Alice-And-Jack is a recent PBS fictional 6-part dramatic series about two opposites, but like the elided title of this essay, feel complete only when together. Alice is a high-maintenance financial analyst and successful hedge fund owner; Jack is a biomedical researcher with a strong sense of purpose whose life revolves around work. Somewhat shy, he refers to himself as a “lab rat”.
They meet using an on-line dating service which Alice employs to troll for one-night stands. She is fast-talking, witty, challenging and provocative. Intrigued, Jack comes out of his shell and decides to go along with her suggestion for sex, winning (for the first time she tells him) a second one-night stand.
Thus begins a fifteen-year off-again-on-again intense relationship which, when they are not seeing each other, includes Jack marrying and divorcing someone else with whom he has a child, and his efforts to navigate the dating-world. At inexplicably random moments Alice intrudes in Jack’s life causing course-changing events, including precipitating his divorce. She almost marries someone else (ducks out on the day before her wedding to which by the way she invited Jack (he came)), and makes Jack rich by convincing him to invest in her hedge fund. When it looks like they may never get together again they meet (in a plot-contrivance with a nod to predestination) by chance in Cuba.
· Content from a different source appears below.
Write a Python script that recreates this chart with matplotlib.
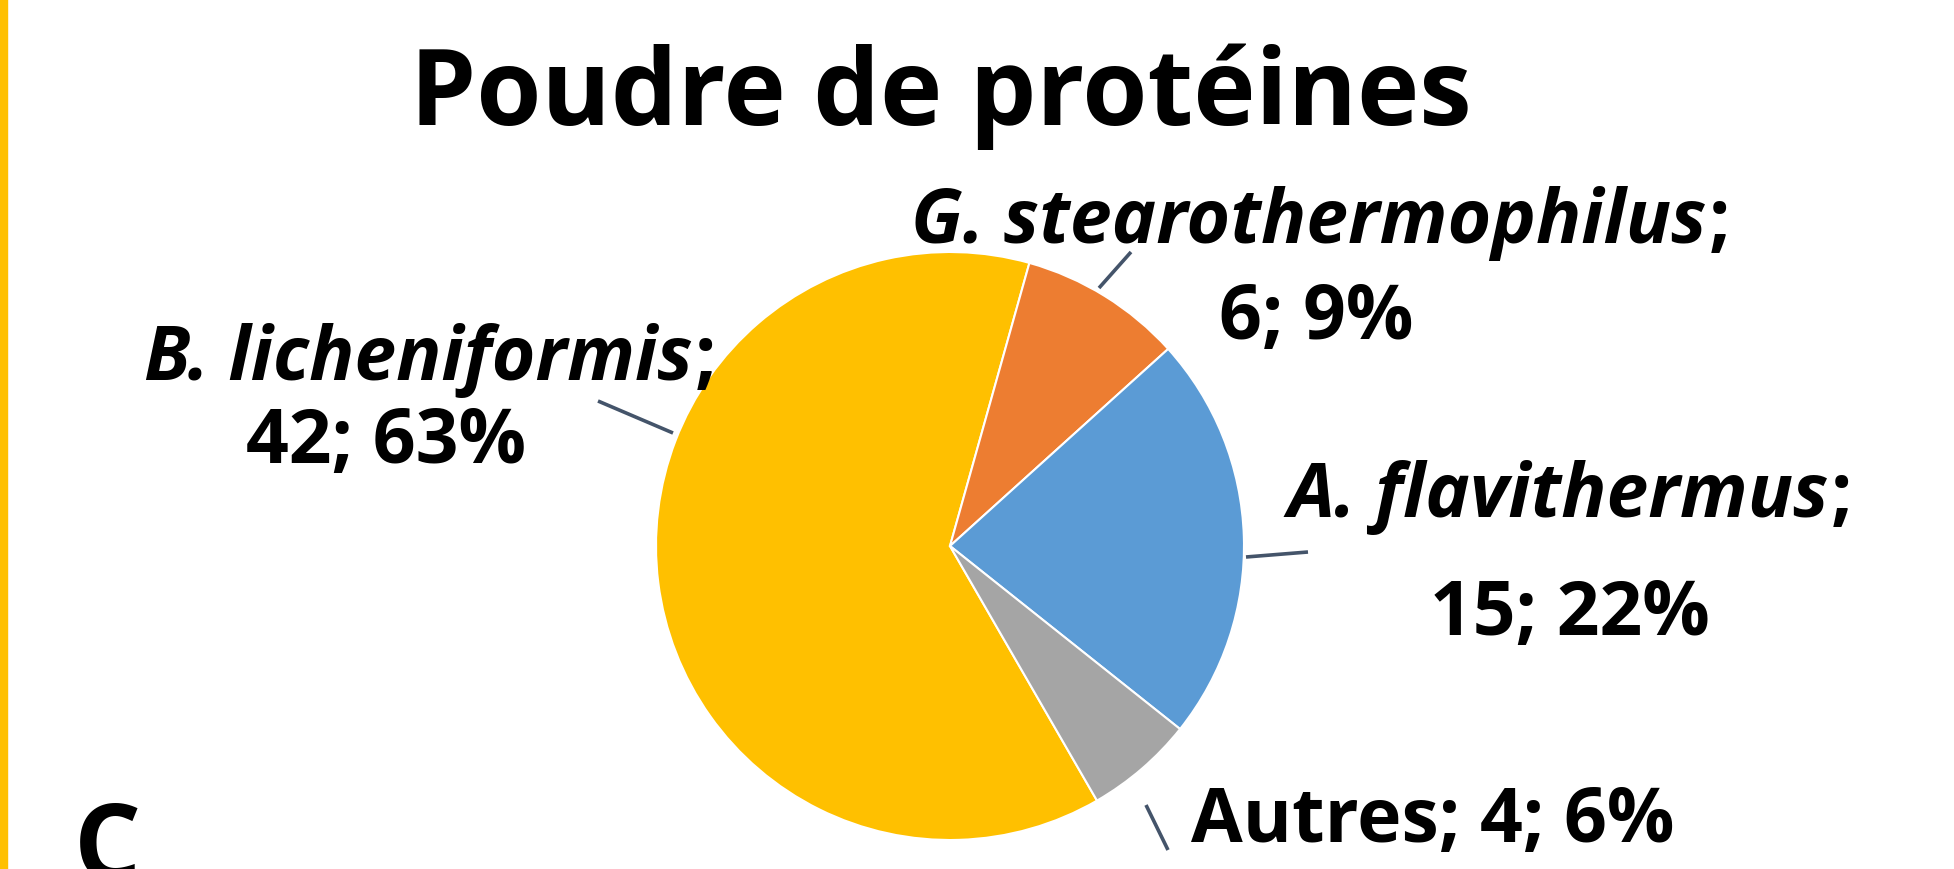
import matplotlib
matplotlib.use('Agg')
import matplotlib.pyplot as plt

# chart data
names = ['B. licheniformis', 'G. stearothermophilus', 'A. flavithermus', 'Autres']
counts = [42, 6, 15, 4]
colors = ['#FFC000', '#ED7D31', '#5B9BD5', '#A5A5A5']
title = 'Poudre de protéines'

total = sum(counts)
pcts = [round(100 * c / total) for c in counts]

W, H = 1954, 870
plt.rcParams['font.family'] = ['Open Sans', 'DejaVu Sans']

fig = plt.figure(figsize=(W / 100, H / 100), dpi=100)
ax = fig.add_axes([0, 0, 1, 1])


def yy(y):
    # image row -> data y (y up)
    return H - y


ax.pie(counts, colors=colors, startangle=-60, counterclock=False,
       center=(950, yy(547)), radius=294,
       wedgeprops=dict(edgecolor='white', linewidth=1.5))
ax.set_xlim(0, W)
ax.set_ylim(0, H)
ax.set_aspect('auto')
ax.axis('off')

ax.text(941, yy(125), title, ha='center', va='baseline',
        fontsize=76, fontweight='bold')

fig.canvas.draw()
renderer = fig.canvas.get_renderer()
lsize = 54


def name_line(xc, y, name, suffix=';'):
    # italic species name followed by an upright ';', centred on xc
    t = ax.text(0, yy(y), name, ha='left', va='baseline', fontsize=lsize,
                fontweight='bold', fontstyle='italic')
    s = ax.text(0, yy(y), suffix, ha='left', va='baseline',
                fontsize=lsize, fontweight='bold')
    w1 = t.get_window_extent(renderer).width
    w2 = s.get_window_extent(renderer).width
    x0 = xc - (w1 + w2 + 2) / 2
    t.set_x(x0)
    s.set_x(x0 + w1 + 2)


def value_line(xc, y, text):
    ax.text(xc, yy(y), text, ha='center', va='baseline', fontsize=lsize,
            fontweight='bold')


name_line(1321, 243, names[1])
value_line(1316, 339, f'{counts[1]}; {pcts[1]}%')

name_line(430, 380, names[0])
value_line(386, 463, f'{counts[0]}; {pcts[0]}%')

name_line(1570, 517, names[2])
value_line(1570, 635, f'{counts[2]}; {pcts[2]}%')

value_line(1433, 842, f'{names[3]}; {counts[3]}; {pcts[3]}%')

# leader lines
leaders = [((1099, 289), (1131, 253)),
           ((598, 402), (673, 434)),
           ((1246, 558), (1308, 553)),
           ((1146, 806), (1168, 851))]
for (x0, y0), (x1, y1) in leaders:
    ax.plot([x0, x1], [yy(y0), yy(y1)], color='#44546A', lw=2.6,
            solid_capstyle='butt')

# panel letter (cut by the bottom edge) and left border
ax.text(74, yy(880), 'C', ha='left', va='baseline', fontsize=76,
        fontweight='bold')
ax.axvspan(0, 7, color='#FFC000')

fig.savefig('out.png', dpi=100)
Abundantly clear now that Alice has skeletons in her closet, we also learn that she was a victim of child abuse, making it difficult if not impossible to sustain close or long-term relationships. For his part, Jack turns out to be a fool in the truest sense, not being able to see what everyone else around him can: that he needs to move on. Jack’s ex-wife, a more fully developed character (unusual for a secondary role), and one of the more reasonable people in this tale, gives him a clue, telling him that while she still loves him, she is over him (by this time she had remarried).
Unfortunately, moving forward for Jack means going on match-making dates where he tries to explain to potential prospects that he is “available” although he is in love and always will be with Alice. In one memorable scene, a woman he has just hit it off with, upon receiving this news looks at him incredulously, gets up and leaves a befuddled Jack in the middle of dinner. If there is a lesson for doomed pairings here, it’s that although there may be no limit to the kind of person one may be attracted to or infatuated with, there definitely is a limit to how much baggage you can bring to a relationship and still make it work.
Bringing us to the present, and after 15 years of recurring and infrequent liaisons, Alice gets Jack to impregnate her and tells him she finally believes she is able to settle down in a loving and sustained relationship with him. Given the story-line that they both will soon expire from terminal illnesses, not even god is having any of this.
In the closing scenes, Jack’s daughter, now grown, learns more about Alice and Jack’s “special” relationship and arranges for Alice and Jack to be buried next to each other, achieving in death what they could not accomplish in life. Presumably, there are some unspecified life-lessons here that will help the daughter in the future (perhaps with a sequel in the works).
Despite its verisimilitude issues, the story remains very moving, give credit to the actors including the supporting cast, all whom are excellent; and as a bonus we get to see wonderful areas of London, making the city another character in the story. But if you are looking for what lessons these two provide about the difficulty couples can have navigating life together, I’m reminded of that old saying about the diner, who having finished a Chinese meal, was hungry an hour later.
Bob Warfield says
Aaron, THANKS for your review of these fraught, fascinating and all to real characters, confirming valued wisdom, insights, empathy revealed within narratives traversed in story touching generations to come.